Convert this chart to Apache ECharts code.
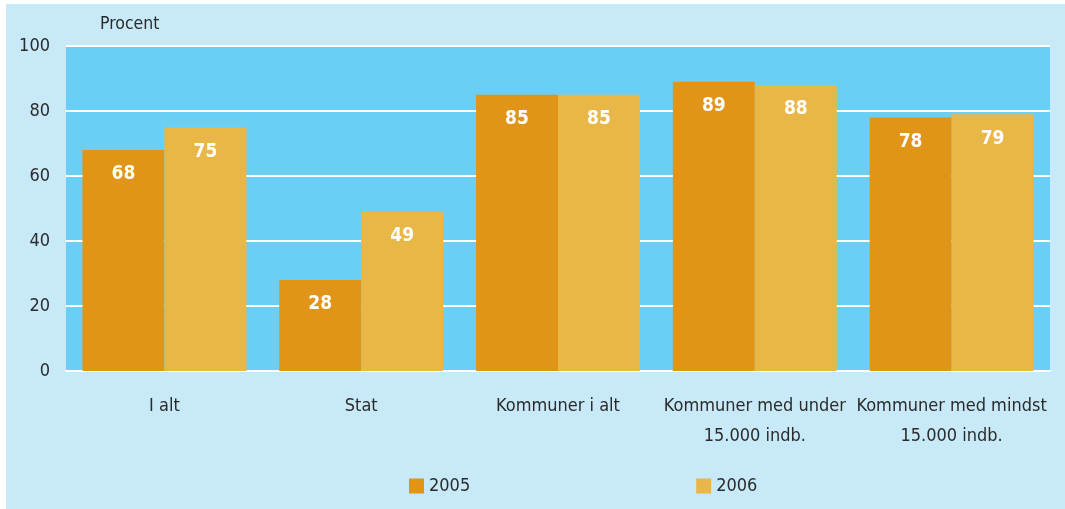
<!DOCTYPE html>
<html>
<head>
<meta charset="utf-8">
<script src="https://cdn.jsdelivr.net/npm/echarts@6/dist/echarts.min.js"></script>
<style>
  html, body { margin: 0; padding: 0; background: #ffffff; }
  #chart { width: 1065px; height: 509px; }
</style>
</head>
<body>
<div id="chart"></div>
<script>
// Andel (procent) efter sektor, 2005 og 2006
const categories = ['I alt', 'Stat', 'Kommuner i alt', 'Kommuner med under\n15.000 indb.', 'Kommuner med mindst\n15.000 indb.'];
const values2005 = [68, 28, 85, 89, 78];
const values2006 = [75, 49, 85, 88, 79];
const yTicks = [0, 20, 40, 60, 80, 100];

const FONT = '"DejaVu Sans Condensed", "Noto Sans", sans-serif';
const chart = echarts.init(document.getElementById('chart'), null, { renderer: 'canvas' });

const barLabel = {
  show: true,
  position: 'insideTop',
  distance: 15,
  color: '#ffffff',
  fontFamily: FONT,
  fontSize: 19,
  fontWeight: 'bold'
};

chart.setOption({
  backgroundColor: '#ffffff',
  animation: false,
  graphic: [{
    type: 'rect',
    z: -10,
    shape: { x: 6, y: 4, width: 1059, height: 505 },
    style: { fill: '#c8eaf8' }
  }, {
    type: 'text',
    left: 100,
    top: 15,
    style: { text: 'Procent', fill: '#2b2b2b', font: '17.5px ' + FONT }
  }],
  grid: {
    left: 66, right: 15, top: 46, bottom: 138,
    show: true, backgroundColor: '#6bcff5', borderWidth: 0
  },
  legend: {
    left: 409, top: 477, padding: 0,
    itemWidth: 15, itemHeight: 15, itemGap: 226,
    icon: 'rect',
    textStyle: { fontFamily: FONT, fontSize: 18, color: '#2b2b2b' },
    data: ['2005', '2006']
  },
  xAxis: {
    type: 'category',
    data: categories,
    axisLine: { show: true, lineStyle: { color: '#ffffff', width: 2 } },
    axisTick: { show: false },
    axisLabel: {
      fontFamily: FONT, fontSize: 18, color: '#2b2b2b',
      lineHeight: 30, margin: 20, interval: 0
    }
  },
  yAxis: {
    type: 'value',
    min: yTicks[0], max: yTicks[yTicks.length - 1], interval: 20,
    axisLine: { show: false },
    axisTick: { show: false },
    axisLabel: { fontFamily: FONT, fontSize: 18, color: '#2b2b2b', margin: 16 },
    splitLine: { lineStyle: { color: '#ffffff', width: 2 } }
  },
  series: [{
    name: '2005',
    type: 'bar',
    data: values2005,
    barGap: '0%',
    barCategoryGap: '16.7%',
    itemStyle: { color: '#e09518' },
    label: barLabel
  }, {
    name: '2006',
    type: 'bar',
    data: values2006,
    itemStyle: { color: '#e8b747' },
    label: barLabel
  }]
});
</script>
</body>
</html>
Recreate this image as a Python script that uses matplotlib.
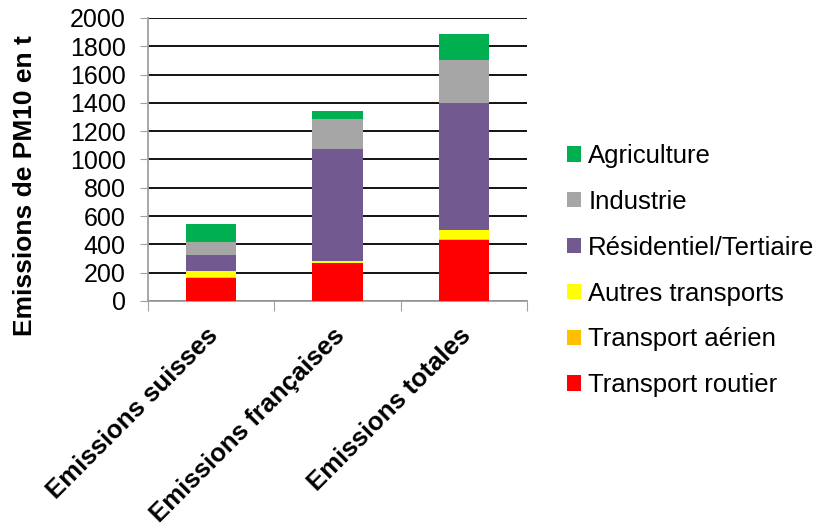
import matplotlib
matplotlib.use("Agg")
import matplotlib.pyplot as plt
import numpy as np
from matplotlib.patches import Patch

categories = ["Emissions suisses", "Emissions françaises", "Emissions totales"]
series_names = ["Transport routier", "Transport aérien", "Autres transports",
                "Résidentiel/Tertiaire", "Industrie", "Agriculture"]
transport_routier = [163, 267, 430]
transport_aerien = [7, 3, 10]
autres_transports = [45, 11, 60]
residentiel = [110, 790, 902]
industrie = [95, 212, 304]
agriculture = [122, 62, 182]
colors = ["#FF0000", "#FFC000", "#FFFF00", "#725A91", "#A6A6A6", "#00B050"]
yticks = [0, 200, 400, 600, 800, 1000, 1200, 1400, 1600, 1800, 2000]

plt.rcParams['font.family'] = ['Liberation Sans', 'DejaVu Sans']
FS = 18.5

fig = plt.figure(figsize=(8.29, 5.26), dpi=100)
ax = fig.add_axes([148/829, 1 - 301/526, (527-148)/829, (301-18)/526])

data = [transport_routier, transport_aerien, autres_transports, residentiel, industrie, agriculture]
x = np.arange(len(categories))
bottom = np.zeros(len(categories))
for vals, c in zip(data, colors):
    ax.bar(x, vals, 0.4, bottom=bottom, color=c, zorder=3)
    bottom += np.array(vals)

ax.set_xlim(-0.5, 2.5)
ax.set_ylim(0, 2000)
ax.set_yticks(yticks)
ax.set_yticklabels([str(v) for v in yticks], fontsize=18)
ax.yaxis.grid(True, color='black', linewidth=1.3, zorder=0)
ax.set_axisbelow(True)
for s in ['top', 'right']:
    ax.spines[s].set_visible(False)
for s in ['left', 'bottom']:
    ax.spines[s].set_color('#A0A0A0')
    ax.spines[s].set_linewidth(1.3)
ax.tick_params(axis='y', direction='out', length=6, color='#A0A0A0', pad=10)
ax.set_xticks([-0.5, 0.5, 1.5, 2.5])
ax.set_xticklabels([])
ax.tick_params(axis='x', direction='out', length=7, color='#A0A0A0')
for i, cat in enumerate(categories):
    ax.text(i - 0.04, -160, cat, rotation=45, ha='right', va='top',
            rotation_mode='anchor', fontsize=FS, fontweight='bold',
            transform=ax.transData, clip_on=False)

fig.text(25/829, 1 - 186/526, "Emissions de PM10 en t", rotation=90,
         ha='center', va='center', fontsize=19, fontweight='bold')

handles = [Patch(facecolor=c, edgecolor='none') for c in colors]
leg = fig.legend(handles[::-1], series_names[::-1], loc='upper left',
                 bbox_to_anchor=(567/829, 1 - 144/526), frameon=False,
                 fontsize=FS, handlelength=0.55, handleheight=0.55,
                 handletextpad=0.28, labelspacing=0.85, borderaxespad=0,
                 borderpad=0)

fig.savefig("out.png", dpi=100)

**Stated task:**
Every line from the one containing "Recreate this image" through the one containing "from matplotlib.patches import Patch" should be quoted exactly, and no other lines; keep pictures out of the copy.

**Task output:**
Recreate this image as a Python script that uses matplotlib.
import matplotlib
matplotlib.use("Agg")
import matplotlib.pyplot as plt
import numpy as np
from matplotlib.patches import Patch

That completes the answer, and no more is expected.